>> Start Information shown

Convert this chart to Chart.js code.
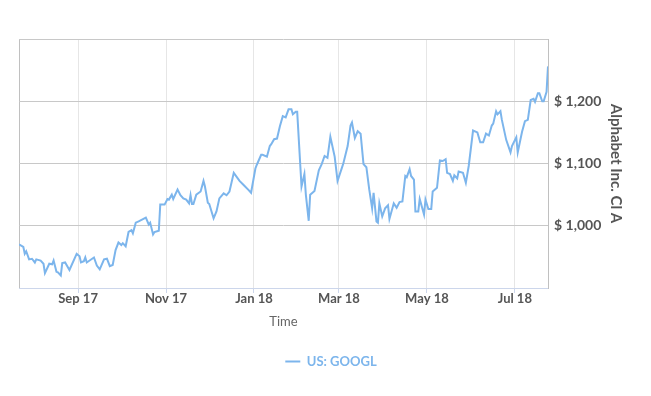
<!DOCTYPE html>
<html>
<head>
<meta charset="utf-8">
<script src="https://cdn.jsdelivr.net/npm/chart.js@4"></script>
<style>
  html, body { margin: 0; padding: 0; background: #ffffff; }
  #wrap { width: 651px; height: 396px; position: relative; }
</style>
</head>
<body>
<div id="wrap"><canvas id="c"></canvas></div>
<script>
// Days counted from 2017-09-01 (day 0)
const days = [
  -41,-38,-37,-36,-34,-32,-30,-29,-26,-24,-23,-20,-18,-17,-15,-14,-12,-11,-9,-6,
  -1,1,2,4,5,6,11,13,15,18,20,22,24,26,28,30,31,33,35,37,
  38,40,42,47,49,50,52,53,56,57,60,62,63,65,66,69,71,73,75,77,
  78,79,80,82,85,87,88,90,91,94,96,98,101,103,105,108,112,115,118,120,
  123,124,127,128,131,133,134,136,138,140,142,144,146,148,149,151,152,155,157,158,
  160,161,163,164,167,169,171,173,175,178,180,183,184,187,189,190,192,194,196,198,
  200,202,204,205,207,208,209,211,213,215,216,219,221,223,225,227,228,230,231,233,
  234,236,237,240,241,243,245,246,249,251,253,255,256,258,260,261,263,264,267,269,
  271,274,277,279,281,283,285,287,288,290,291,293,294,297,300,301,304,305,308,310,
  312,314,316,317,319,320,322,323,325,326
];
const prices = [
  970,966,955,959,946,947,941,946,944,939,924,939,938,944,926,925,920,940,941,929,
  955,951,941,943,949,941,949,936,930,946,947,935,937,961,973,969,972,967,990,993,
  988,1005,1007,1013,1002,1005,986,990,992,1034,1034,1043,1042,1050,1043,1058,1049,1044,1042,1036,
  1049,1035,1035,1050,1055,1072,1063,1037,1035,1012,1023,1044,1052,1049,1055,1085,1072,1065,1058,1053,
  1092,1098,1114,1114,1111,1128,1131,1139,1140,1160,1176,1174,1187,1187,1179,1183,1183,1063,1083,1050,
  1008,1050,1054,1056,1089,1099,1112,1109,1143,1111,1072,1093,1100,1128,1161,1166,1141,1152,1148,1099,
  1094,1058,1028,1053,1007,1005,1036,1015,1028,1033,1011,1036,1029,1038,1039,1080,1078,1091,1080,1074,
  1023,1023,1043,1018,1042,1027,1027,1055,1061,1105,1104,1107,1085,1083,1072,1081,1076,1087,1085,1069,
  1096,1153,1150,1134,1134,1148,1145,1161,1164,1184,1179,1184,1170,1138,1118,1128,1142,1118,1151,1168,
  1170,1202,1204,1199,1213,1213,1200,1200,1215,1256
];
const seriesName = 'US: GOOGL';
const tickDays = [0, 61, 122, 181, 242, 303];
const tickLabels = ['Sep 17', 'Nov 17', 'Jan 18', 'Mar 18', 'May 18', 'Jul 18'];
const yTickValues = [1000, 1100, 1200];
const yTitle = 'Alphabet Inc. Cl A';
const xTitle = 'Time';

const X_MIN = -41, X_MAX = 326;
const points = days.map((d, i) => ({ x: d, y: prices[i] }));

// Nudge the centred legend slightly to the right, as in the reference
const legendShift = {
  id: 'legendShift',
  afterLayout(chart) {
    if (chart.legend) { chart.legend.left += 14; }
  }
};

new Chart(document.getElementById('c'), {
  type: 'line',
  plugins: [legendShift],
  data: {
    datasets: [{
      label: seriesName,
      data: points,
      borderColor: '#7cb5ec',
      backgroundColor: '#7cb5ec',
      borderWidth: 2,
      pointRadius: 0,
      tension: 0,
      fill: false
    }]
  },
  options: {
    responsive: true,
    maintainAspectRatio: false,
    animation: false,
    layout: { padding: { left: 19, top: 39, right: 22, bottom: 18 } },
    plugins: {
      tooltip: { enabled: false },
      legend: {
        position: 'bottom',
        labels: {
          usePointStyle: true,
          pointStyle: 'line',
          pointStyleWidth: 15,
          color: '#7cb5ec',
          font: { family: 'Lato', size: 13, weight: 'bold' },
          padding: 25
        }
      }
    },
    scales: {
      x: {
        type: 'linear',
        min: X_MIN,
        max: X_MAX,
        afterBuildTicks: (scale) => {
          scale.ticks = [{ value: X_MIN }].concat(tickDays.map(v => ({ value: v })));
        },
        afterFit: (scale) => { scale.height = 42; },
        ticks: {
          autoSkip: false,
          maxRotation: 0,
          padding: -2,
          color: '#555',
          font: { family: 'Lato', size: 13, weight: 'bold' },
          callback: (value) => {
            const i = tickDays.indexOf(value);
            return i >= 0 ? tickLabels[i] : '';
          }
        },
        grid: {
          color: (ctx) => (ctx.tick && ctx.tick.value === X_MIN) ? '#c0c0c0' : '#e6e6e6',
          tickColor: (ctx) => (ctx.tick && ctx.tick.value === X_MIN) ? 'rgba(0,0,0,0)' : '#ccd6eb',
          tickLength: 5,
          lineWidth: 1
        },
        border: { display: true, color: '#ccd6eb', width: 1 },
        title: {
          display: true,
          text: xTitle,
          color: '#666',
          font: { family: 'Lato', size: 13, weight: 'normal' },
          padding: { top: 0, bottom: 0 }
        }
      },
      y: {
        position: 'right',
        min: 900,
        max: 1300,
        afterBuildTicks: (scale) => {
          scale.ticks = [900, 1000, 1100, 1200, 1300].map(v => ({ value: v }));
        },
        afterFit: (scale) => { scale.width = 81; },
        ticks: {
          padding: 6,
          color: '#555',
          font: { family: 'Lato', size: 14, weight: 'bold' },
          callback: (value) => yTickValues.includes(value) ? '$ ' + value.toLocaleString('en-US') : ''
        },
        grid: {
          drawTicks: false,
          color: (ctx) => (ctx.tick && ctx.tick.value === 900) ? 'rgba(0,0,0,0)' : '#c8c8c8',
          lineWidth: 1
        },
        border: { display: true, color: '#c0c0c0', width: 1 },
        title: {
          display: true,
          text: yTitle,
          color: '#555',
          font: { family: 'Lato', size: 15, weight: 'bold' },
          padding: { top: 4, bottom: 4 }
        }
      }
    }
  }
});
</script>
</body>
</html>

>> End Information shown

Problem statement>
Copy out each line exactly, without the pictures.

In response>
Convert this chart to Chart.js code.
<!DOCTYPE html>
<html>
<head>
<meta charset="utf-8">
<script src="https://cdn.jsdelivr.net/npm/chart.js@4"></script>
<style>
  html, body { margin: 0; padding: 0; background: #ffffff; }
  #wrap { width: 651px; height: 396px; position: relative; }
</style>
</head>
<body>
<div id="wrap"><canvas id="c"></canvas></div>
<script>
// Days counted from 2017-09-01 (day 0)
const days = [
  -41,-38,-37,-36,-34,-32,-30,-29,-26,-24,-23,-20,-18,-17,-15,-14,-12,-11,-9,-6,
  -1,1,2,4,5,6,11,13,15,18,20,22,24,26,28,30,31,33,35,37,
  38,40,42,47,49,50,52,53,56,57,60,62,63,65,66,69,71,73,75,77,
  78,79,80,82,85,87,88,90,91,94,96,98,101,103,105,108,112,115,118,120,
  123,124,127,128,131,133,134,136,138,140,142,144,146,148,149,151,152,155,157,158,
  160,161,163,164,167,169,171,173,175,178,180,183,184,187,189,190,192,194,196,198,
  200,202,204,205,207,208,209,211,213,215,216,219,221,223,225,227,228,230,231,233,
  234,236,237,240,241,243,245,246,249,251,253,255,256,258,260,261,263,264,267,269,
  271,274,277,279,281,283,285,287,288,290,291,293,294,297,300,301,304,305,308,310,
  312,314,316,317,319,320,322,323,325,326
];
const prices = [
  970,966,955,959,946,947,941,946,944,939,924,939,938,944,926,925,920,940,941,929,
  955,951,941,943,949,941,949,936,930,946,947,935,937,961,973,969,972,967,990,993,
  988,1005,1007,1013,1002,1005,986,990,992,1034,1034,1043,1042,1050,1043,1058,1049,1044,1042,1036,
  1049,1035,1035,1050,1055,1072,1063,1037,1035,1012,1023,1044,1052,1049,1055,1085,1072,1065,1058,1053,
  1092,1098,1114,1114,1111,1128,1131,1139,1140,1160,1176,1174,1187,1187,1179,1183,1183,1063,1083,1050,
  1008,1050,1054,1056,1089,1099,1112,1109,1143,1111,1072,1093,1100,1128,1161,1166,1141,1152,1148,1099,
  1094,1058,1028,1053,1007,1005,1036,1015,1028,1033,1011,1036,1029,1038,1039,1080,1078,1091,1080,1074,
  1023,1023,1043,1018,1042,1027,1027,1055,1061,1105,1104,1107,1085,1083,1072,1081,1076,1087,1085,1069,
  1096,1153,1150,1134,1134,1148,1145,1161,1164,1184,1179,1184,1170,1138,1118,1128,1142,1118,1151,1168,
  1170,1202,1204,1199,1213,1213,1200,1200,1215,1256
];
const seriesName = 'US: GOOGL';
const tickDays = [0, 61, 122, 181, 242, 303];
const tickLabels = ['Sep 17', 'Nov 17', 'Jan 18', 'Mar 18', 'May 18', 'Jul 18'];
const yTickValues = [1000, 1100, 1200];
const yTitle = 'Alphabet Inc. Cl A';
const xTitle = 'Time';

const X_MIN = -41, X_MAX = 326;
const points = days.map((d, i) => ({ x: d, y: prices[i] }));

// Nudge the centred legend slightly to the right, as in the reference
const legendShift = {
  id: 'legendShift',
  afterLayout(chart) {
    if (chart.legend) { chart.legend.left += 14; }
  }
};

new Chart(document.getElementById('c'), {
  type: 'line',
  plugins: [legendShift],
  data: {
    datasets: [{
      label: seriesName,
      data: points,
      borderColor: '#7cb5ec',
      backgroundColor: '#7cb5ec',
      borderWidth: 2,
      pointRadius: 0,
      tension: 0,
      fill: false
    }]
  },
  options: {
    responsive: true,
    maintainAspectRatio: false,
    animation: false,
    layout: { padding: { left: 19, top: 39, right: 22, bottom: 18 } },
    plugins: {
      tooltip: { enabled: false },
      legend: {
        position: 'bottom',
        labels: {
          usePointStyle: true,
          pointStyle: 'line',
          pointStyleWidth: 15,
          color: '#7cb5ec',
          font: { family: 'Lato', size: 13, weight: 'bold' },
          padding: 25
        }
      }
    },
    scales: {
      x: {
        type: 'linear',
        min: X_MIN,
        max: X_MAX,
        afterBuildTicks: (scale) => {
          scale.ticks = [{ value: X_MIN }].concat(tickDays.map(v => ({ value: v })));
        },
        afterFit: (scale) => { scale.height = 42; },
        ticks: {
          autoSkip: false,
          maxRotation: 0,
          padding: -2,
          color: '#555',
          font: { family: 'Lato', size: 13, weight: 'bold' },
          callback: (value) => {
            const i = tickDays.indexOf(value);
            return i >= 0 ? tickLabels[i] : '';
          }
        },
        grid: {
          color: (ctx) => (ctx.tick && ctx.tick.value === X_MIN) ? '#c0c0c0' : '#e6e6e6',
          tickColor: (ctx) => (ctx.tick && ctx.tick.value === X_MIN) ? 'rgba(0,0,0,0)' : '#ccd6eb',
          tickLength: 5,
          lineWidth: 1
        },
        border: { display: true, color: '#ccd6eb', width: 1 },
        title: {
          display: true,
          text: xTitle,
          color: '#666',
          font: { family: 'Lato', size: 13, weight: 'normal' },
          padding: { top: 0, bottom: 0 }
        }
      },
      y: {
        position: 'right',
        min: 900,
        max: 1300,
        afterBuildTicks: (scale) => {
          scale.ticks = [900, 1000, 1100, 1200, 1300].map(v => ({ value: v }));
        },
        afterFit: (scale) => { scale.width = 81; },
        ticks: {
          padding: 6,
          color: '#555',
          font: { family: 'Lato', size: 14, weight: 'bold' },
          callback: (value) => yTickValues.includes(value) ? '$ ' + value.toLocaleString('en-US') : ''
        },
        grid: {
          drawTicks: false,
          color: (ctx) => (ctx.tick && ctx.tick.value === 900) ? 'rgba(0,0,0,0)' : '#c8c8c8',
          lineWidth: 1
        },
        border: { display: true, color: '#c0c0c0', width: 1 },
        title: {
          display: true,
          text: yTitle,
          color: '#555',
          font: { family: 'Lato', size: 15, weight: 'bold' },
          padding: { top: 4, bottom: 4 }
        }
      }
    }
  }
});
</script>
</body>
</html>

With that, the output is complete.